I also would choose a point (in 4e 11 worker best) that you get another choice add on like prestige class (most likely name I would choose) or paragon path... and get a flat +1 to all stats that also increases your max to 21.

I would also want BOTH 4e and 2e multi classing (not 3e or 5e) but I am sure that is a pipe dream and 2e multi classing is never coming back... but feat multi classing I think was great... even magic adept haveing a bigger brother that let you add a spell to your list for you alone could be cool (see not anti caster, I want them to have fun too)

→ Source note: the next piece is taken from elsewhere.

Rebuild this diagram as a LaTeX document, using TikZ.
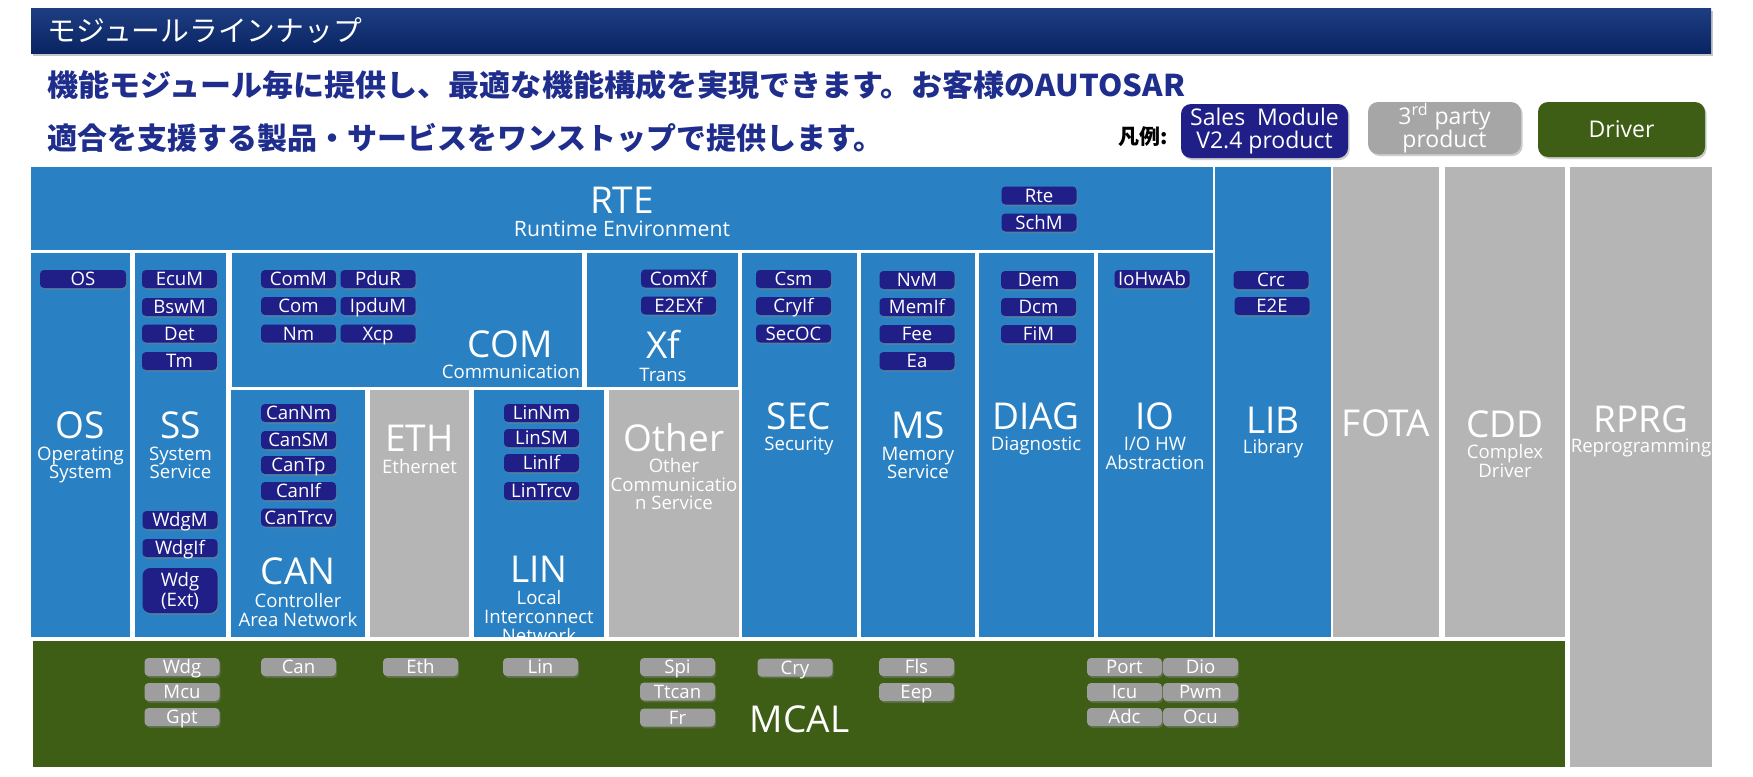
\documentclass[tikz,border=0pt]{standalone}
\usepackage{fontspec}
\setmainfont{Open Sans}
\newfontfamily\jpfont{Noto Sans CJK JP}
\usetikzlibrary{shadows}
\definecolor{blockblue}{RGB}{41,128,194}
\definecolor{blockgray}{RGB}{181,181,181}
\definecolor{mcalgreen}{RGB}{61,94,20}
\definecolor{salesnavy}{RGB}{31,31,135}
\definecolor{modgray}{RGB}{158,158,158}
\definecolor{legendgray}{RGB}{166,166,166}
\definecolor{headblue}{RGB}{31,45,140}
\definecolor{titlenavy}{RGB}{9,36,98}
\definecolor{titletop}{RGB}{30,62,130}

\begin{document}
\begin{tikzpicture}[
    x=0.5pt, y=-0.5pt,
    blueblk/.style={fill=blockblue},
    grayblk/.style={fill=blockgray},
    biglbl/.style={font=\fontsize{18.5}{18.5}\selectfont, text=white, anchor=base, inner sep=0pt},
    sublbl/.style={font=\fontsize{9.3}{9.3}\selectfont, text=white, anchor=base, inner sep=0pt},
    modbase/.style={rounded corners=2pt, text=white, inner sep=0pt,
                    font=\fontsize{9.3}{10}\selectfont,
                    drop shadow={shadow xshift=0.6pt, shadow yshift=-0.9pt, opacity=0.45}},
    salesmod/.style={modbase, fill=salesnavy, minimum width=37.5pt, minimum height=9pt,
                     text height=6.6pt, text depth=0pt},
    thirdmod/.style={salesmod, fill=modgray},
    legendbox/.style={rounded corners=5pt, text=white, align=center, inner sep=0pt,
                      font=\fontsize{11.5}{11.5}\selectfont,
                      drop shadow={shadow xshift=0.8pt, shadow yshift=-1pt, opacity=0.4}},
    headline/.style={font=\jpfont\bfseries\fontsize{15}{15}\selectfont, text=headblue,
                     anchor=west, inner sep=0pt}
]
\useasboundingbox (0,0) rectangle (1753,777);
\fill[white] (0,0) rectangle (1753,777);

% title and lead text
\shade[top color=titletop, bottom color=titlenavy,
       drop shadow={shadow xshift=0.8pt, shadow yshift=-1.5pt, opacity=0.45}]
    (31,8) rectangle (1711,53);
\node[font=\jpfont\fontsize{14.4}{14.4}\selectfont, text=white, anchor=west, inner sep=0pt]
    (title) at (47,31) {モジュールラインナップ};
\node[headline] (lead1) at (47,85)
    {\scalebox{1.035}[1]{機能モジュール毎に提供し、最適な機能構成を実現できます。お客様のAUTOSAR}};
\node[headline] (lead2) at (47,138) {適合を支援する製品・サービスをワンストップで提供します。};

% legend
\node[font=\jpfont\bfseries\fontsize{10.5}{10.5}\selectfont, anchor=east, inner sep=0pt]
    (legend) at (1168,137) {凡例:};
\node[legendbox, fill=salesnavy, minimum width=83.5pt, minimum height=27pt]
    (legsales) at (1264.5,131) {Sales\ \ Module\\V2.4 product};
\node[legendbox, fill=legendgray, minimum width=76.5pt, minimum height=26pt]
    (legthird) at (1444.5,128) {3\textsuperscript{rd} party\\product};
\node[legendbox, fill=mcalgreen, minimum width=83.5pt, minimum height=27.5pt]
    (legdriver) at (1621.5,129.5) {Driver};

% layer blocks
\fill[blueblk] (31,167) rectangle (1213,250);
\fill[blueblk] (1215,167) rectangle (1331,637);
\fill[grayblk] (1333,167) rectangle (1439,637);
\fill[grayblk] (1445,167) rectangle (1565,637);
\fill[grayblk] (1570,167) rectangle (1712,767);
\fill[blueblk] (31,253) rectangle (130,637);
\fill[blueblk] (135,253) rectangle (226,637);
\fill[blueblk] (232,253) rectangle (582,387);
\fill[blueblk] (587,253) rectangle (738,387);
\fill[blueblk] (231,390) rectangle (365,637);
\fill[grayblk] (370,390) rectangle (469,637);
\fill[blueblk] (474,390) rectangle (604,637);
\fill[grayblk] (609,390) rectangle (739,637);
\fill[blueblk] (742,253) rectangle (857,637);
\fill[blueblk] (861,253) rectangle (975,637);
\fill[blueblk] (979,253) rectangle (1094,637);
\fill[blueblk] (1098,253) rectangle (1213,637);

% block names
\node[biglbl] (rtel) at (622,213) {RTE};
\node[sublbl, font=\fontsize{10.6}{10.6}\selectfont] (rtes) at (622,236) {Runtime Environment};
\node[biglbl] (osl) at (80.5,438) {OS};
\node[sublbl] (oss1) at (80.5,460) {Operating};
\node[sublbl] (oss2) at (80.5,478) {System};
\node[biglbl] (ssl) at (180.5,438) {SS};
\node[sublbl] (sss1) at (180.5,460) {System};
\node[sublbl] (sss2) at (180.5,478) {Service};
\node[biglbl] (coml) at (510,357) {COM};
\node[sublbl] (coms) at (511,378) {Communication};
\node[biglbl] (xfl) at (663,358) {Xf};
\node[sublbl] (xfs) at (663,381) {Trans};
\node[biglbl] (canl) at (298,584) {CAN};
\node[sublbl] (cans1) at (298,607) {Controller};
\node[sublbl] (cans2) at (298,626) {Area Network};
\node[biglbl] (ethl) at (419.5,451) {ETH};
\node[sublbl] (eths) at (419.5,473) {Ethernet};
\node[biglbl] (linl) at (539,582) {LIN};
\node[sublbl] (lins1) at (539,604) {Local};
\node[sublbl] (lins2) at (539,623) {Interconnect};
\node[sublbl] (lins3) at (539,642) {Network};
\node[biglbl] (othl) at (674,451) {Other};
\node[sublbl] (oths1) at (674,472) {Other};
\node[sublbl] (oths2) at (674,491) {Communicatio};
\node[sublbl] (oths3) at (674,509) {n Service};
\node[biglbl] (secl) at (799,429) {SEC};
\node[sublbl] (secs) at (799,450) {Security};
\node[biglbl] (msl) at (918,438) {MS};
\node[sublbl] (mss1) at (918,460) {Memory};
\node[sublbl] (mss2) at (918,478) {Service};
\node[biglbl] (diagl) at (1036,429) {DIAG};
\node[sublbl] (diags) at (1036,450) {Diagnostic};
\node[biglbl] (iol) at (1155,429) {IO};
\node[sublbl] (ios1) at (1155,450) {I/O HW};
\node[sublbl] (ios2) at (1155,469) {Abstraction};
\node[biglbl] (libl) at (1273,433) {LIB};
\node[sublbl] (libs) at (1273,453) {Library};
\node[biglbl] (fotal) at (1386,436) {FOTA};
\node[biglbl] (cddl) at (1505,437) {CDD};
\node[sublbl] (cdds1) at (1505,458) {Complex};
\node[sublbl] (cdds2) at (1505,477) {Driver};
\node[biglbl] (rprgl) at (1641,432) {RPRG};
\node[sublbl] (rprgs) at (1641,452) {Reprogramming};

% sales modules
\node[salesmod] (rte) at (1039,195.5) {Rte};
\node[salesmod] (schm) at (1039,222.5) {SchM};
\node[salesmod, minimum width=43pt] (os) at (83,279) {OS};
\node[salesmod] (ecum) at (179.5,279) {EcuM};
\node[salesmod] (bswm) at (179.5,307) {BswM};
\node[salesmod] (det) at (179.5,333.5) {Det};
\node[salesmod] (tm) at (179.5,361) {Tm};
\node[salesmod] (wdgm) at (180,520) {WdgM};
\node[salesmod] (wdgif) at (180,548) {WdgIf};
\node[modbase, fill=salesnavy, rounded corners=4pt, minimum width=37.5pt, minimum height=22.5pt,
      align=center] (wdgext) at (180,590.5) {Wdg\\(Ext)};
\node[salesmod] (comm) at (298.5,279) {ComM};
\node[salesmod] (pdur) at (378,279) {PduR};
\node[salesmod] (com) at (298.5,306) {Com};
\node[salesmod] (ipdum) at (378,306) {IpduM};
\node[salesmod] (nm) at (298.5,333.5) {Nm};
\node[salesmod] (xcp) at (378,333.5) {Xcp};
\node[salesmod] (comxf) at (678.5,278.5) {ComXf};
\node[salesmod] (e2exf) at (678.5,305.5) {E2EXf};
\node[salesmod] (csm) at (793.5,279) {Csm};
\node[salesmod] (cryif) at (793.5,306) {CryIf};
\node[salesmod] (secoc) at (793.5,333.5) {SecOC};
\node[salesmod] (nvm) at (917,280) {NvM};
\node[salesmod] (memif) at (917,307) {MemIf};
\node[salesmod] (fee) at (917,334) {Fee};
\node[salesmod] (ea) at (917,361) {Ea};
\node[salesmod] (dem) at (1038.5,280) {Dem};
\node[salesmod] (dcm) at (1038.5,307) {Dcm};
\node[salesmod] (fim) at (1038.5,334) {FiM};
\node[salesmod] (iohwab) at (1152,279) {IoHwAb};
\node[salesmod] (crc) at (1271,280) {Crc};
\node[salesmod] (e2e) at (1272,306) {E2E};
\node[salesmod] (cannm) at (298.5,413) {CanNm};
\node[salesmod] (cansm) at (298.5,440) {CanSM};
\node[salesmod] (cantp) at (298.5,465) {CanTp};
\node[salesmod] (canif) at (298.5,491) {CanIf};
\node[salesmod] (cantrcv) at (298.5,517.5) {CanTrcv};
\node[salesmod] (linnm) at (541.5,413) {LinNm};
\node[salesmod] (linsm) at (541.5,438) {LinSM};
\node[salesmod] (linif) at (541.5,463) {LinIf};
\node[salesmod] (lintrcv) at (541.5,491) {LinTrcv};

% MCAL layer with drivers
\fill[mcalgreen] (33,641) rectangle (1565,767);
\node[biglbl] (mcall) at (799.5,732) {MCAL};
\node[thirdmod] (wdg) at (182,667) {Wdg};
\node[thirdmod] (mcu) at (182,692) {Mcu};
\node[thirdmod] (gpt) at (182,717) {Gpt};
\node[thirdmod] (can) at (298.5,667) {Can};
\node[thirdmod] (eth) at (420.5,667) {Eth};
\node[thirdmod] (lin) at (540.5,667) {Lin};
\node[thirdmod] (spi) at (677.5,667) {Spi};
\node[thirdmod] (ttcan) at (677.5,691.5) {Ttcan};
\node[thirdmod] (fr) at (677.5,717.5) {Fr};
\node[thirdmod] (cry) at (795,667.5) {Cry};
\node[thirdmod] (fls) at (916.5,667) {Fls};
\node[thirdmod] (eep) at (916.5,692) {Eep};
\node[thirdmod] (port) at (1124.5,667) {Port};
\node[thirdmod] (dio) at (1200.5,667) {Dio};
\node[thirdmod] (icu) at (1124.5,692) {Icu};
\node[thirdmod] (pwm) at (1200.5,692) {Pwm};
\node[thirdmod] (adc) at (1124.5,717) {Adc};
\node[thirdmod] (ocu) at (1200.5,717) {Ocu};
\end{tikzpicture}
\end{document}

I like HD but I also like front loaded HP with less as you level... so everyone starting with 3HD, having a feat (toughness) that can grant you another HD, and not adding con bonus to them... but only getting HD then on even levels and a small set amount of hp at odd levels (if it was con bonus or the 1/2/3 like over 9th level of 2e I'm not sure...I like the 2e idea) so only the luckiest warriors would have 100hp at level 20, and almost nooene before that. this would require lowering damage on monsters a bit, but ingeneral this could help.
I guess it could happen (I wouldn't have expected the change to races that have emerged in the last year if you asked me in 2015) but it would be as big a change to the system as 4e was to 3e.
I think what we need is a ground up rewrite... but I don't want to throw out the whole system... bounded accuracy for only a small+ to most things (making stats matter more) is way better then 3e number explosion, and even is better then the up to +15 half level of 4e. however even that I think could use a bump (instead of maxing at +6 if it maxed at +8) and I think like 4e all untrained (maybe just most... I would be okay if it was just saves and attacks not skills) some boost. so an 8str character doesn't still have a -1 save at level 20 (or monster) if it was half (so 3 at current and 4 my upped way) that -1 would be +2-+3 and as such still be bad but not DC19 needs a nat 20 bad.